As a student of mythology, I have often found myself exploring myths of European or Native American peoples. But rarely have I had opportunity to catch a glimpse into the mindset of the myriad deities of the Chinese people. Like all peoples, the Chinese created myths about real or imagined people and places to provide examples of how customs and beliefs came to be.
Chinese Gods provides amazing insight into some of the history of the China in the distant past, but also provides the reader more understanding of the Chinese people today.

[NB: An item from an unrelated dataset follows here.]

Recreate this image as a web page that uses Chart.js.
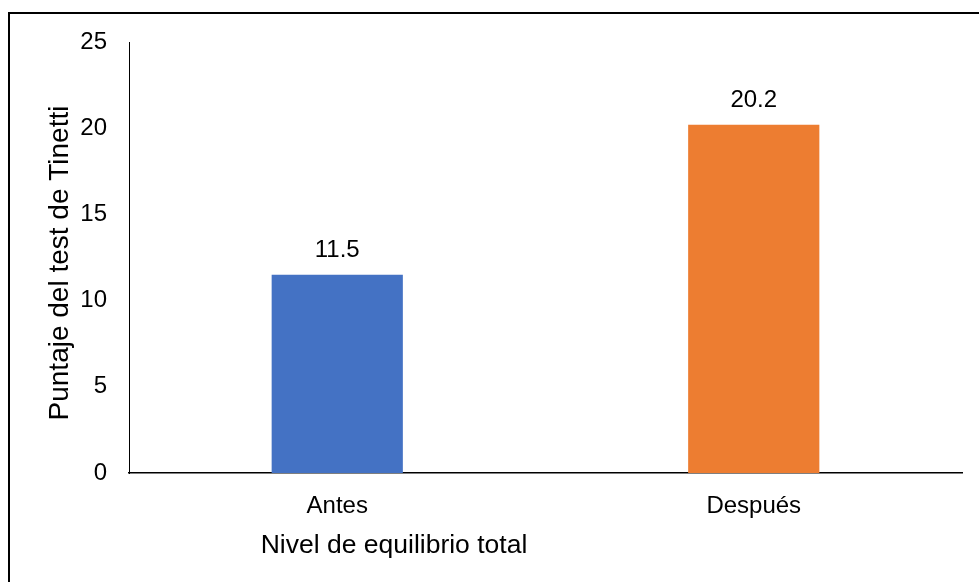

As the world gets smaller and smaller through the overwhelming use of technology, it's good to read about Chinese legends of both historical and mythological people and places.
For example, Chamberlain goes into great detail in the first chapter about the geomantic science of feng-shui, which deals with using the energy of the environment to encourage or discourage various psychological effects. In the modern world, feng-shui has become very chic among the wealthy and famous to arrange their humble abodes to go with the flow instead of against it.
As far back as 3000 years ago, the magic square upon which many of the principles of feng-shui rely was discovered by the Chinese. Other cultures, from India and Egypt to Ireland, have also used the magic square. Generally it is found in ancient (and probably some modern) architecture in the design of temples and palaces. Symbolism is attached to the different cardinal points of the compass: south is summer and life; north, winter and death; east, spring and harmony; and west, autumn and harmony. In feng-shui, the door always points south, regardless of the actual compass direction.
Using this information as a guide, see if your house flows positive energy in the right direction of various rooms. I know mine doesn't!